SOCIAL EPIDEMIOLOGY IN PUBLIC HEALTH
A broader conceptualization of public health primarily targets the population, where rendering medical care is only one among those manifold public health interventions such as ensuring healthy living and working conditions, alleviating social inequalities and so on. The multi-factorial concept of health and disease in this context is in agreement with the societal concept of health systems where multiple determinants are implicit. Social epidemiology, a branch of epidemiology evolved out of a marriage between social theories and epidemiological methods, is a clear departure from the individualist approaches in epidemiology, which addresses the social context more effectively. The primary task of public health practice then is to prevent those populations from the potential illnesses they suffer by virtue of them being members of specific social groups. Ref. (PHHCS )
There is a big difference between the two fields, the COMMUNITY HEALTH is concerned with the health of the local communities (preventive, medical and clinical care) while the PUBLIC HEALTH is concerned with the health of the communities as a whole, especially the preventive ones.
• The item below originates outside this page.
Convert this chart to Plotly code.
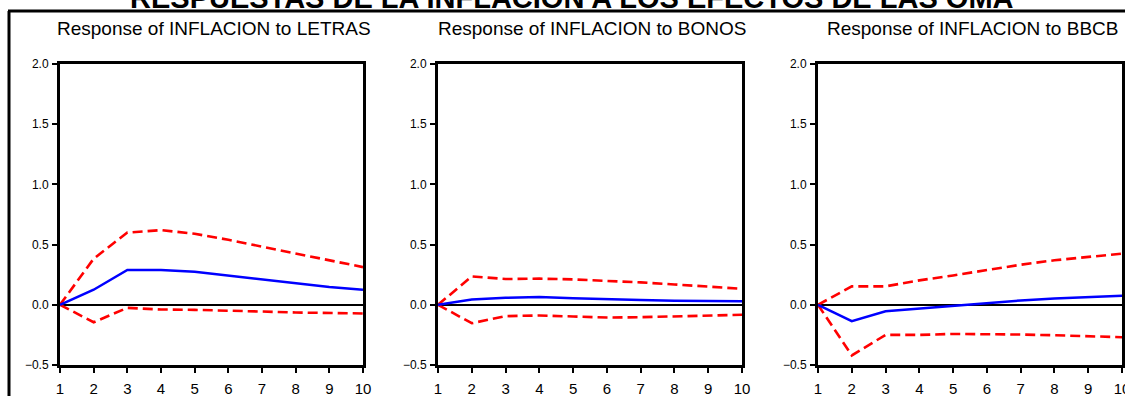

Since the ultimate objective of public health and community health is the same, some of their efforts are similar.
The most significant distinction between the two disciplines lies in their respective focuses: public health is concerned with scientific process of preventing infectious diseases, while community health is concerned with the overall factors that influence a population's physical and mental health.
However, the greatest difference between the two fields lies in their respective focuses: Public health focuses on the scientific process of preventing infectious diseases, while community health focuses more on the overall contributors to a population's physical and mental health.
The opinion @Nerida Hyett of La Trobe University/La Trobe Rural Health School, that perhaps community health is the "delivery system for public health and primary health care", is quite correct. The perspective @Pedro Plans-Rubió, of Public Health Agency of Catalonia, Spain, that Community health tends to focus on geographical areas, and includes primary, secondary and tertiary healthcare is also on course. However, Community Health is not limited to urban or rural geographical areas. Community Health is further inclusive of other such well-defined communities as 'workers' (Occupational health), 'children and workers in the school environment' (School Health), 'women of reproductive age group' (Maternal health), 'Children under the age of one year' (Child health), and 'adolescents' (Adolescents health), etc.
In my opinion therefore, the difference between public health and community health is that public health is the discipline, the body of knowledge, the knowledge base of the theory, principles and applicable skills of the discipline, while community health is both the sphere and field of practice, and the goal of public health.
There are differences between Community health and public health. Public health takes into account of vast population of the state or country with goal and objectives to reduce or improve some of the indicators in the interest of health of the country.
Community health is part of public health with approach at economic, cultural, social background to improve health of the limited population in confined region.